The first observational evidence for cosmic acceleration appeared from Type Ia supernovae (SNe Type Ia) Hubble diagram from two different groups. However, the empirical treatment of SNe Type Ia and their ability to show cosmic acceleration have been the subject of some debate in the literature. In this work we probe the assumption of redshift-independent absolute magnitude $(M_{\mathrm{B}})$ of SNe along with its correlation with spatial curvature ($\Omega_{k0}$) and cosmic distance duality relation (CDDR) parameter ($\eta(z)$). This work is divided into two parts. Firstly, we check the validity of CDDR which relates the luminosity distance ($d_L$) and angular diameter distance ($d_A$) via redshift. We use the Pantheon SNe Ia dataset combined with the $H(z)$ measurements derived from the cosmic chronometers. Further, four different redshift-dependent parametrizations of the distance duality parameter $(\eta(z))$ are used.
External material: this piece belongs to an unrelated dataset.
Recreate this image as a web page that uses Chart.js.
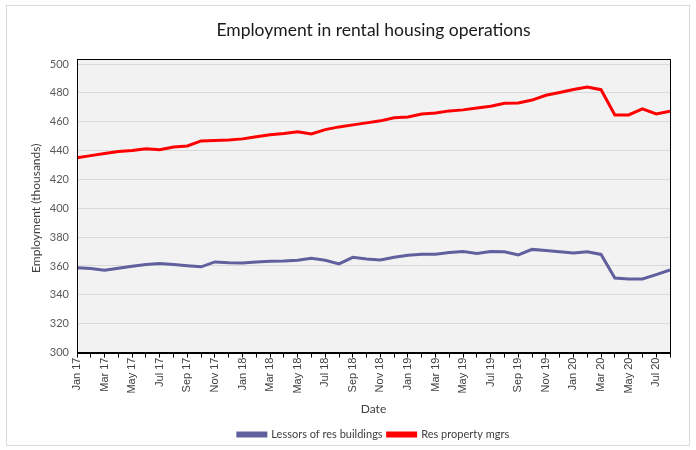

The CDDR is fairly consistent for almost every parametrization within a $2\sigma$ confidence level in both flat and a non-flat universe. In the second part, we assume the validity of CDDR and emphasize on the variability of $M_{\mathrm{B}}$ and its correlation with $\Omega_{k0}$. We choose four different redshift-dependent parametrizations of $M_{\mathrm{B}}$. The results indicate no evolution of $M_{\mathrm{B}}$ within $2\sigma$ confidence level. For all parametrizations, the best fit value of $\Omega_{k0}$ indicates a flat universe at $2\sigma$ confidence level. However a mild inclination towards a non flat universe is also observed. We have also examined the dependence of the results on the choice of different priors for $H_0$.